Cette recension a été publiée dans le numéro d’automne de Politique étrangère (n° 3/2020). Victor Magnani propose une analyse de l’ouvrage de Carien du Plessis et Martin Plaut, Understanding South Africa (Hurst, 2019, 316 pages).

Carien du Plessis et Martin Plaut proposent ici un ouvrage de vulgarisation au titre ambitieux, supposé permettre la compréhension de l’Afrique du Sud. Comprendre un pays si vaste, riche et divers en moins de 350 pages est un pari osé.

Journalistes de formation, ils font un usage récurrent de l’anecdote pour soutenir certains propos, plutôt que de faire reposer l’analyse sur l’abondante littérature scientifique existante. Par ailleurs, leur bienveillance à l’égard de l’ancienne leader du principal parti d’opposition, Helen Zille, qui avait vanté les externalités positives de l’apartheid, leur déconsidération des récentes mobilisations étudiantes qui réclamaient la décolonisation des enseignements, ou encore les nombreuses citations de Gareth Van Onselen, éditorialiste de la droite libérale, interrogent la neutralité de leurs argumentations.

Si l’ouvrage est à l’évidence insuffisant pour « comprendre » l’Afrique du Sud, il peut pourtant s’avérer utile pour un lecteur non familier du pays qui souhaiterait en saisir certains enjeux. Les chapitres abordent les grandes thématiques de l’Afrique du Sud contemporaine : la corruption, la question foncière, la situation économique, la justice, etc. La plupart de ces chapitres donnent un aperçu concret et référencé (une bibliographie complète par thématique aurait néanmoins été bienvenue). Ils n’évitent toutefois pas la généralisation, et certaines thématiques sont traitées de manière superficielle. Ainsi, dans la partie historique, plusieurs siècles de l’histoire précoloniale sont quasiment éludés, alors que la guerre des Boers est traitée sur plusieurs pages. Les parties suivantes, sur l’African National Congress (ANC) et l’opposition, souffrent d’une approche événementielle de l’histoire, qui conduit les auteurs à accumuler dates, événements et noms de personnages historiques, sans que nulle mise en perspective ne permette de saisir les nuances et les dynamiques sociales de l’évolution du pays.

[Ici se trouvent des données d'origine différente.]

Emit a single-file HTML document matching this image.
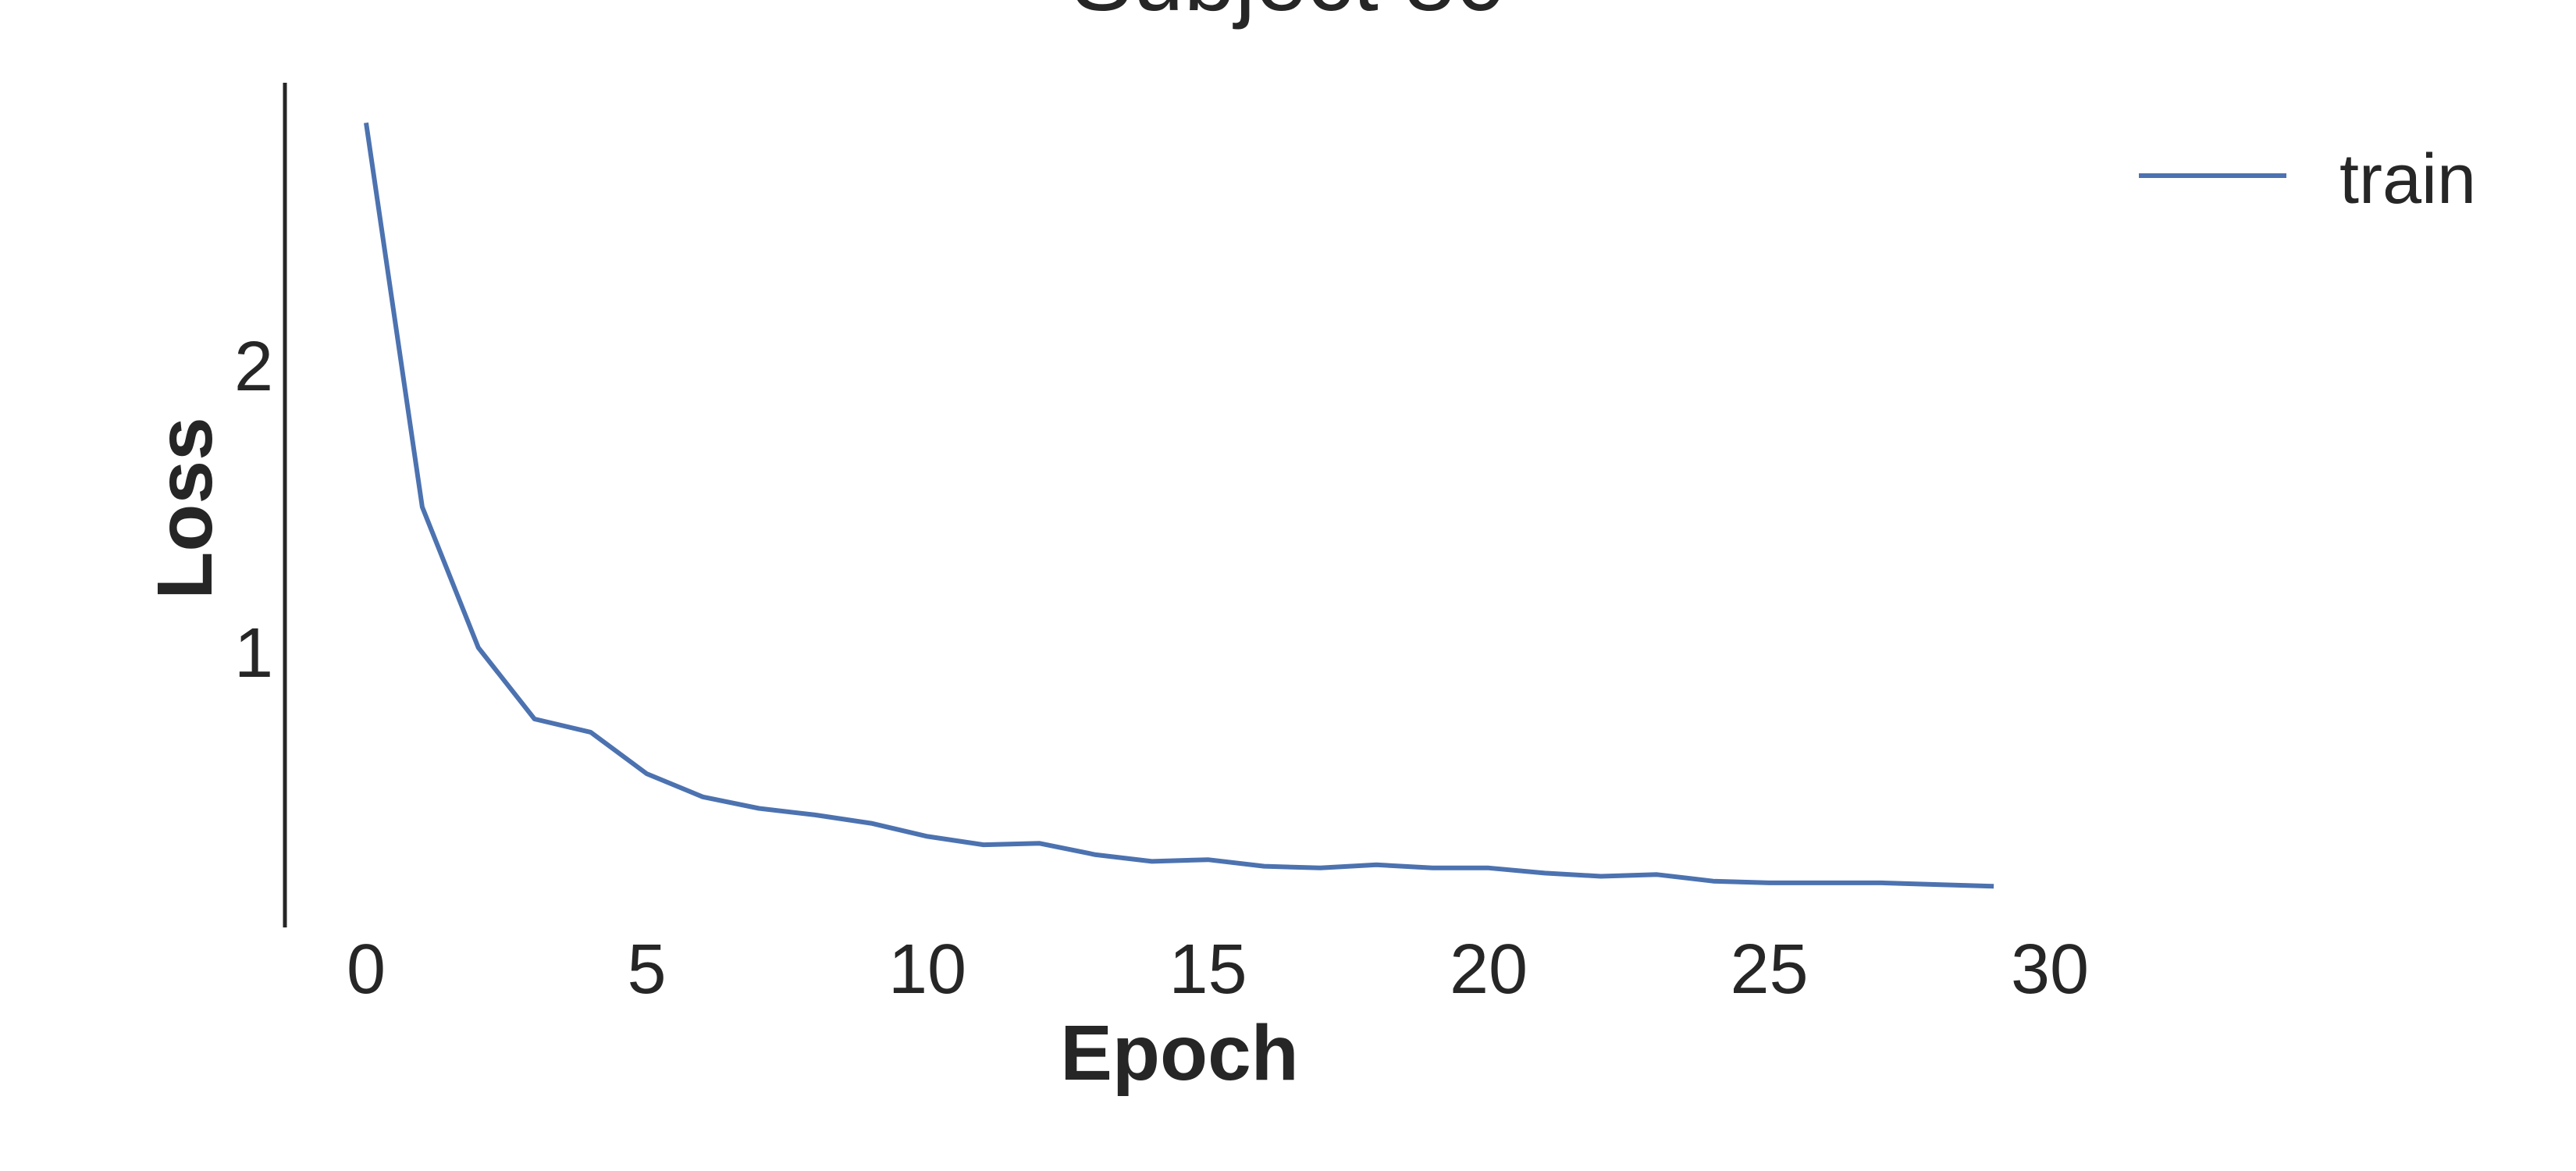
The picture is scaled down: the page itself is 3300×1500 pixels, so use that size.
<!DOCTYPE html>
<html><head><meta charset="utf-8"><style>
html,body{margin:0;padding:0;background:#fff;}
svg{display:block;}
text{font-family:"Liberation Sans",sans-serif;fill:#262626;}
</style></head><body>
<svg id="chart" width="3300" height="1500" viewBox="0 0 3300 1500" xmlns="http://www.w3.org/2000/svg">
<text x="1651" y="13" font-size="118" text-anchor="middle">Subject 80</text>
<line x1="365" y1="106" x2="365" y2="1188" stroke="#262626" stroke-width="5"/>
<g id="xticks"></g>
<g id="yticks"></g>
<text x="1511" y="1383" font-size="100" font-weight="bold" text-anchor="middle">Epoch</text>
<text x="271" y="651" font-size="100" font-weight="bold" text-anchor="middle" transform="rotate(-90 271 651)">Loss</text>
<polyline id="trainLine" fill="none" stroke="#4c72b0" stroke-width="6" stroke-linejoin="round"/>
<g>
<line x1="2740" y1="225" x2="2929" y2="225" stroke="#4c72b0" stroke-width="6"/>
<text x="2997" y="260" font-size="90">train</text>
</g>
</svg>
<script>
const epochs = [0,1,2,3,4,5,6,7,8,9,10,11,12,13,14,15,16,17,18,19,20,21,22,23,24,25,26,27,28,29];
const trainLoss = [2.844,1.503,1.012,0.763,0.717,0.572,0.491,0.451,0.428,0.399,0.353,0.324,0.329,0.289,0.266,0.272,0.249,0.243,0.254,0.243,0.243,0.225,0.214,0.220,0.197,0.191,0.191,0.191,0.185,0.179];
const xTicks = [0,5,10,15,20,25,30];
const yTicks = [1,2];

const NS = "http://www.w3.org/2000/svg";
function xScale(v){ return 469 + v * (2626 - 469) / 30; }
function yScale(v){ return 1201 - v * 367; }

const xg = document.getElementById('xticks');
xTicks.forEach(t => {
  const el = document.createElementNS(NS,'text');
  
  
  el.setAttribute('x', xScale(t));
  el.setAttribute('y', 1272);
  el.setAttribute('font-size', 90);
  el.setAttribute('text-anchor', 'middle');
  el.textContent = t;
  xg.appendChild(el);
});
const yg = document.getElementById('yticks');
yTicks.forEach(t => {
  const el = document.createElementNS(NS,'text');
  
  
  el.setAttribute('x', 350);
  el.setAttribute('y', yScale(t) + 33);
  el.setAttribute('font-size', 90);
  el.setAttribute('text-anchor', 'end');
  el.textContent = t;
  yg.appendChild(el);
});
document.getElementById('trainLine').setAttribute('points',
  epochs.map((e,i) => xScale(e).toFixed(1) + ',' + yScale(trainLoss[i]).toFixed(1)).join(' '));
</script>
</body></html>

On s’étonne également que la partie sur l’éducation n’aborde pas la question des langues, dans un pays qui compte onze langues officielles. Celle sur « la violence politique dans une société violente » se concentre essentiellement sur ce que les auteurs considèrent comme de la violence politique (la mobilisation des ressources étatiques par le parti au pouvoir), et omet de proposer au lecteur des clés de compréhension des ressorts de la violence dans la société elle-même, ainsi que d’évidentes continuités avec la période d’apartheid.

Le rôle de l’Afrique du Sud comme puissance africaine, sur le continent et dans les relations internationales, ne fait pas partie des thématiques que les auteurs ont jugé utile de traiter. Il en va de même pour l’état du système de santé, qui permet pourtant d’éclairer certaines spécificités du développement de l’Afrique du Sud contemporaine. Cela est d’autant plus regrettable que, depuis la publication de cet ouvrage, l’épidémie du COVID-19 a eu des impacts sanitaires et sociaux-économiques considérables en Afrique du Sud. Le pays, déjà en difficulté économique avant la crise, risque de subir des chocs violents, qui reconfigureront un certain nombre de dynamiques déjà à l’œuvre.

Bien des aspects abordés dans cet ouvrage devront ainsi être complétés par de nouvelles perspectives et de nouvelles approches. Mais c’est bien l’accumulation et la confrontation de celles-ci qui doivent permettre à chacun d’envisager une meilleure compréhension de l’Afrique du Sud.